Visible metadata: pushing the right buttons

Button contest blog post header

We often fight against the idea of being labeled by others. We don’t like people to make assumptions about us based on single aspects of our lives. Why is it, then, that we are so often excited to associate ourselves with causes, teams, groups, bands, artists and places using very specific labels? We display bumper stickers and wear T-shirts, pins and buttons with short, easily identifiable phrases that link us to ideas we find important.

Obviously, the difference here is that in one case someone else is labeling us, but in the other, we label ourselves, on our own terms, using our own personally selected metadata.

As a button aficionado, this subject fascinates me. As a librarian, it inspires me.

Personal metadata as public history

The campaign button was introduced in 1789 during George Washington’s presidential campaign. The pin-back button made its debut in 1896, and we have been wearing buttons ever since to identify ourselves and connect to people with similar ideas.
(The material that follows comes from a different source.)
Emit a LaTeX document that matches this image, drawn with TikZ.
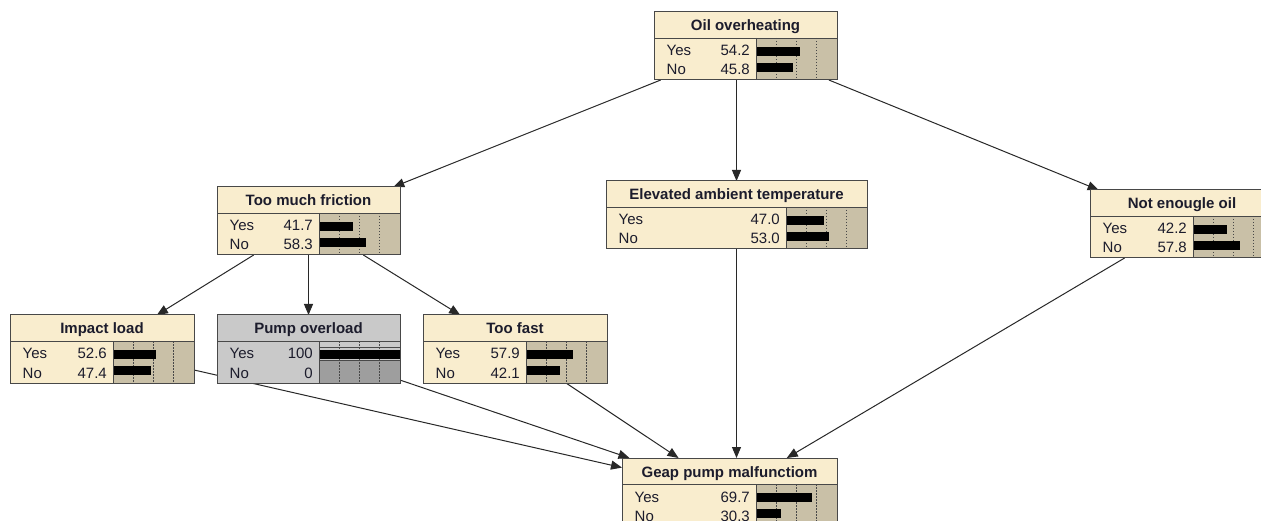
\documentclass[tikz,border=0pt]{standalone}
\usepackage{fontspec}
\setmainfont{Liberation Sans}
\usetikzlibrary{arrows.meta,backgrounds}

\definecolor{cream}{RGB}{249,237,206}
\definecolor{barbg}{RGB}{201,192,167}
\definecolor{greybox}{RGB}{201,201,201}
\definecolor{greybar}{RGB}{158,158,158}
\definecolor{framegrey}{RGB}{72,72,72}
\definecolor{edgeink}{RGB}{40,40,40}
\definecolor{textink}{RGB}{28,28,44}

% geometry of one belief box (in px-sized points)
\newcommand\barw{81}
\newcommand\titleh{26}
\newcommand\boxh{68}

\tikzset{
  netbox/.style={rectangle, inner sep=0pt, outer sep=0pt},
  netborder/.style={draw=framegrey, line width=1pt},
  rule/.style={draw=framegrey, line width=0.9pt},
  gridline/.style={draw=framegrey, line width=0.8pt, dash pattern=on 1.5pt off 1.5pt},
  barink/.style={fill=black},
  titletext/.style={inner sep=0pt, anchor=base, font=\fontsize{15}{18}\selectfont\bfseries, text=textink},
  valtext/.style={inner sep=0pt, font=\fontsize{15}{18}\selectfont, text=textink},
  plainnode/.style={boxfill/.style={fill=cream}, barfill/.style={fill=barbg}},
  greynode/.style={boxfill/.style={fill=greybox}, barfill/.style={fill=greybar}},
  link/.style={draw=edgeink, line width=1pt, -{Triangle[length=11pt,width=9pt]}},
}

% #1 name, #2 left, #3 top, #4 label column width, #5 title,
% #6 Yes value, #7 No value, #8 colour style, #9 extra drawing in the bar column
\newcommand\bnet[9]{%
  \begin{scope}[shift={(#2,#3)}, #8]
    \pgfmathsetmacro\bw{#4+\barw}
    \node[netbox, boxfill, minimum width=\bw pt, minimum height=\boxh pt, anchor=north west] (#1) at (0,0) {};
    \fill[barfill] (#4,\titleh) rectangle (\bw,\boxh);
    #9
    \foreach \q in {0.25,0.5,0.75}
      \draw[gridline] ({#4+\q*\barw},\titleh) -- ({#4+\q*\barw},\boxh);
    \fill[barink] (#4,\titleh+9) rectangle ({#4+#6/100*\barw},\titleh+18);
    \fill[barink] (#4,\titleh+25) rectangle ({#4+#7/100*\barw},\titleh+34);
    \draw[rule] (0,\titleh) -- (\bw,\titleh);
    \draw[rule] (#4,\titleh) -- (#4,\boxh);
    \node[titletext] at ({\bw/2},19) {#5};
    \node[valtext, anchor=base west] at (12.5,\titleh+18) {Yes};
    \node[valtext, anchor=base east] at (#4-6,\titleh+18) {#6};
    \node[valtext, anchor=base west] at (12.5,\titleh+37) {No};
    \node[valtext, anchor=base east] at (#4-6,\titleh+37) {#7};
    \draw[netborder] (0,0) rectangle (\bw,\boxh);
  \end{scope}}

\begin{document}
\begin{tikzpicture}[x=1pt,y=-1pt]
\useasboundingbox (0,0) rectangle (1261,521);
\clip (0,0) rectangle (1261,521);

\bnet{oil}{654}{12}{102}{Oil overheating}{54.2}{45.8}{plainnode}{}
\bnet{tmf}{217}{187}{102}{Too much friction}{41.7}{58.3}{plainnode}{}
\bnet{elev}{606}{181}{180}{Elevated ambient temperature}{47.0}{53.0}{plainnode}{}
\bnet{neo}{1090}{190}{103}{Not enougle oil}{42.2}{57.8}{plainnode}{}
\bnet{imp}{10}{315}{103}{Impact load}{52.6}{47.4}{plainnode}{}
\bnet{pump}{217}{315}{102}{Pump overload}{100}{0}{greynode}{%
  \fill[greybox] (102,\titleh) rectangle (\bw,\titleh+19);
  \draw[rule] (102,\titleh+6) -- (\bw,\titleh+6);
  \draw[rule] (102,\titleh+19) -- (\bw,\titleh+19);}
\bnet{fast}{423}{315}{103}{Too fast}{57.9}{42.1}{plainnode}{}
\bnet{geap}{622}{458}{134}{Geap pump malfunctiom}{69.7}{30.3}{plainnode}{}

\begin{scope}[on background layer]
  \fill[white] (0,0) rectangle (1261,521);
  \draw[link] (oil) -- (tmf);
  \draw[link] (elev.north |- oil.south) -- (elev.north);
  \draw[link] (oil) -- (neo);
  \draw[link] (tmf) -- (imp);
  \draw[link] (tmf) -- (pump);
  \draw[link] (tmf) -- (fast);
  \draw[link] (imp) -- (geap);
  \draw[link] (pump) -- (geap);
  \draw[link] (fast) -- (geap);
  \draw[link] (elev.south) -- (elev.south |- geap.north);
  \draw[link] (neo) -- (geap);
\end{scope}
\end{tikzpicture}
\end{document}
We catalog ourselves within a broader collection of people and look around for others who are near us on the shelf.

When you wear a button, you express a kind of personal metadata. Share on X

When I was a kid, my most treasured button was an oversized one for the New Kids on the Block with Jordan Knight on it. He was my favorite NKOTB, and a button as large as my head was the best way to show it. More recently, when I was in a rock band myself, I would pick up buttons from the merch tables of all the bands we played with. I’d put the buttons on my jean jacket, and when I met someone who recognized a band on one of the buttons, we had an instant connection.

So, when I found a Princeton file full of buttons in the OCLC archives, I basically freaked out. I was giddy to find such a rich history of library buttons that were specific to OCLC.

But how did OCLC come to have such an extensive collection?

Pins in the timeline of cooperative librarianship

From 1984 to 1988, OCLC held an annual contest asking librarians to submit slogans to be considered for printing on promotional buttons.

historic_buttons_325They were handed out at library events throughout the year. I love all of these, but my favorites were the winners. “Terminals of Endearment” got me thinking about the first days of online, cooperative cataloging. “You Send Me” had me singing Sam Cooke all day while I imagined cataloging on an old OCLC terminal. And “Access Makes the Heart Grow Fonder” could still be a rallying cry for librarians.

I wanted to pin them all to my jean jacket and go run into some librarians. And I wanted the contest to live again.

Bringing the buttons back

The return of the OCLC Button Contest this year gave us the opportunity to again ask librarians to submit quips, slogans and puns that would reverberate throughout the community today. And the results we received didn’t disappoint. Carol Welch and Jon Finkel, ILL librarians at the Chester County Public Library in Exton, Pennsylvania, submitted the slogan librarian voters deemed best:

Either a Borrower or Lender Be.”

Carol and Jon’s button debuted at ALA Midwinter in Atlanta this year. Librarians stopped by the booth and picked them up for themselves and other staff members at home. I saw people wearing them around the conference and felt that same old feeling I used to get when I’d run into someone wearing the same band button as me.

A button is a visible piece of metadata you can wear to help other people identify who you are. It’s a visual tag, a quick way to signal to someone that you are a part of the same club. The slogan and the design communicate in just a few words and colors an entire concept, value system or lifestyle.

My buttons catalog me as a rocker…and a librarian. What do yours say about you?